What to work on: Word for word, restate the lines from the start of the data below through the line containing "const X_MAX = xTickLabels[xTickLabels.length".

#####

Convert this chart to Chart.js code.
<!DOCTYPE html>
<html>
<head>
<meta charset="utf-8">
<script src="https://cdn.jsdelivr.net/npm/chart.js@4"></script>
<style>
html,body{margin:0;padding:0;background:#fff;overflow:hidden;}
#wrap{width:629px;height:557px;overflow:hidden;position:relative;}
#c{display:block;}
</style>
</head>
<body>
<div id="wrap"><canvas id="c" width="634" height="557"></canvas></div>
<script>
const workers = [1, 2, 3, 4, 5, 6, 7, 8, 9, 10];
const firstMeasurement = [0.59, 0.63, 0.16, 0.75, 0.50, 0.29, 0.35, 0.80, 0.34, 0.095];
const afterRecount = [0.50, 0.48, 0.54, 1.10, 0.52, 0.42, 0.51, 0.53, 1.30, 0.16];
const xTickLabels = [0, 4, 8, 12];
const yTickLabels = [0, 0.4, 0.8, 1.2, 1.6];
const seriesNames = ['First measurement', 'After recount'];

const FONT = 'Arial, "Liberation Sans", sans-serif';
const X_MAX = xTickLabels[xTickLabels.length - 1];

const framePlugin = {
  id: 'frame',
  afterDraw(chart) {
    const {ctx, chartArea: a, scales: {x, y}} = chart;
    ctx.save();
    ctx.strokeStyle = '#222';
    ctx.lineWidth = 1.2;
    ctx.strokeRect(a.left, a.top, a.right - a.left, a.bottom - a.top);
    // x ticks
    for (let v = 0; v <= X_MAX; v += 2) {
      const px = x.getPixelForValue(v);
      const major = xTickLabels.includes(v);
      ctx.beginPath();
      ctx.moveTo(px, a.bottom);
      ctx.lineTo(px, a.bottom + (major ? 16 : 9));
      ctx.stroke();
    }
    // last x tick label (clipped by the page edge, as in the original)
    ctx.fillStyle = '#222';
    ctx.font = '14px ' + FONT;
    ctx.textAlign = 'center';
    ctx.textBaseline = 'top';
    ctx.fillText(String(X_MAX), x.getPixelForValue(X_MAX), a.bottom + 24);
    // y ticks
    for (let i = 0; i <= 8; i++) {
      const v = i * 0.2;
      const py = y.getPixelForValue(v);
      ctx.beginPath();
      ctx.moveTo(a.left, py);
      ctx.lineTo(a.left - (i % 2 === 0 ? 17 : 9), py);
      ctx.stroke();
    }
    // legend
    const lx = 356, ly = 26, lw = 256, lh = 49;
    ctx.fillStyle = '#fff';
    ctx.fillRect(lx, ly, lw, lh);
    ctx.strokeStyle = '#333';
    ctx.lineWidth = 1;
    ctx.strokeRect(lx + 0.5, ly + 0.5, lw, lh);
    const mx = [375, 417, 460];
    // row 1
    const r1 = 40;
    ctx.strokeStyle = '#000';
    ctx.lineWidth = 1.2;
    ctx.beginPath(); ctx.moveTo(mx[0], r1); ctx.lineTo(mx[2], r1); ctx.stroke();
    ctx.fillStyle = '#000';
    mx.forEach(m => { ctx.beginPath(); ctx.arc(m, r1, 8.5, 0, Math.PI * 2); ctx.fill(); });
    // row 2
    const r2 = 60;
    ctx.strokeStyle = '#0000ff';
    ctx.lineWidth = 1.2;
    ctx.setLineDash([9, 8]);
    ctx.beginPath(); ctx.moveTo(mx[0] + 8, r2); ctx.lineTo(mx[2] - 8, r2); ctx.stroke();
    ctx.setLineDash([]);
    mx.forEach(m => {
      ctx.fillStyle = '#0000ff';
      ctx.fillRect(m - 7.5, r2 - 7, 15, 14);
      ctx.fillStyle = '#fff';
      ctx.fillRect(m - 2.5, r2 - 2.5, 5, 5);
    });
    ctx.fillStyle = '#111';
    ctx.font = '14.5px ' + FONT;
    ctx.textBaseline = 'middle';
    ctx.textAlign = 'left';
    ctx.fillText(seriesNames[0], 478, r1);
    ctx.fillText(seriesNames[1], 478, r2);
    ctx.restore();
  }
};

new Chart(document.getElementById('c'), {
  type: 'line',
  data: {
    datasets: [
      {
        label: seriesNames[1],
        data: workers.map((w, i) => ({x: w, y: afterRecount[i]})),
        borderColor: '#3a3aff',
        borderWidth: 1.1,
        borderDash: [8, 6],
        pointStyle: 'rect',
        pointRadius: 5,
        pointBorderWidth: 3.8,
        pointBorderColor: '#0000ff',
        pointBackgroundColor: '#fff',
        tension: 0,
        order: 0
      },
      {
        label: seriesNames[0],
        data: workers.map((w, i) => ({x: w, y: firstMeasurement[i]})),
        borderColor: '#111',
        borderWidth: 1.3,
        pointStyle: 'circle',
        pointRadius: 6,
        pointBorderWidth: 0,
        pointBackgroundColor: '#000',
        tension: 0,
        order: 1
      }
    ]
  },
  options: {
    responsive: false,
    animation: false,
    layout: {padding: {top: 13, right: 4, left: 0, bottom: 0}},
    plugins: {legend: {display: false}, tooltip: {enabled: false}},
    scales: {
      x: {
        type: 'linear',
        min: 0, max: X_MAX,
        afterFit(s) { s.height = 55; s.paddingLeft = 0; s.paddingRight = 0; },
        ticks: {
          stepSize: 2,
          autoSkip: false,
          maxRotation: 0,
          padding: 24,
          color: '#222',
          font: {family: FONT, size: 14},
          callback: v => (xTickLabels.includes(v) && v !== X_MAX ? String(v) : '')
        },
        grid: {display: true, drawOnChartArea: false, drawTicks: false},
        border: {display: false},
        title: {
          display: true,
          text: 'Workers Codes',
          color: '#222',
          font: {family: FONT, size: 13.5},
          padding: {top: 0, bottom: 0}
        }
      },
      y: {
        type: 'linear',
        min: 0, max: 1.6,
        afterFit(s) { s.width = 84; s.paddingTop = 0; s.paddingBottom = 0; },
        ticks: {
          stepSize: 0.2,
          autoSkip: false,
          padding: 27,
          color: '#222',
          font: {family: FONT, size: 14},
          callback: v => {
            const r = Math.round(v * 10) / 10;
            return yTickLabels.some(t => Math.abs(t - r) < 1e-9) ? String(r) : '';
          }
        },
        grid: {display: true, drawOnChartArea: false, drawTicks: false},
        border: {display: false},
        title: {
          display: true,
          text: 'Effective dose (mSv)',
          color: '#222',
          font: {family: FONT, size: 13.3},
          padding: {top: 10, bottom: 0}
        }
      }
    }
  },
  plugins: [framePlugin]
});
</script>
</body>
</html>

#####

Solution:
Convert this chart to Chart.js code.
<!DOCTYPE html>
<html>
<head>
<meta charset="utf-8">
<script src="https://cdn.jsdelivr.net/npm/chart.js@4"></script>
<style>
html,body{margin:0;padding:0;background:#fff;overflow:hidden;}
#wrap{width:629px;height:557px;overflow:hidden;position:relative;}
#c{display:block;}
</style>
</head>
<body>
<div id="wrap"><canvas id="c" width="634" height="557"></canvas></div>
<script>
const workers = [1, 2, 3, 4, 5, 6, 7, 8, 9, 10];
const firstMeasurement = [0.59, 0.63, 0.16, 0.75, 0.50, 0.29, 0.35, 0.80, 0.34, 0.095];
const afterRecount = [0.50, 0.48, 0.54, 1.10, 0.52, 0.42, 0.51, 0.53, 1.30, 0.16];
const xTickLabels = [0, 4, 8, 12];
const yTickLabels = [0, 0.4, 0.8, 1.2, 1.6];
const seriesNames = ['First measurement', 'After recount'];

const FONT = 'Arial, "Liberation Sans", sans-serif';
const X_MAX = xTickLabels[xTickLabels.length - 1];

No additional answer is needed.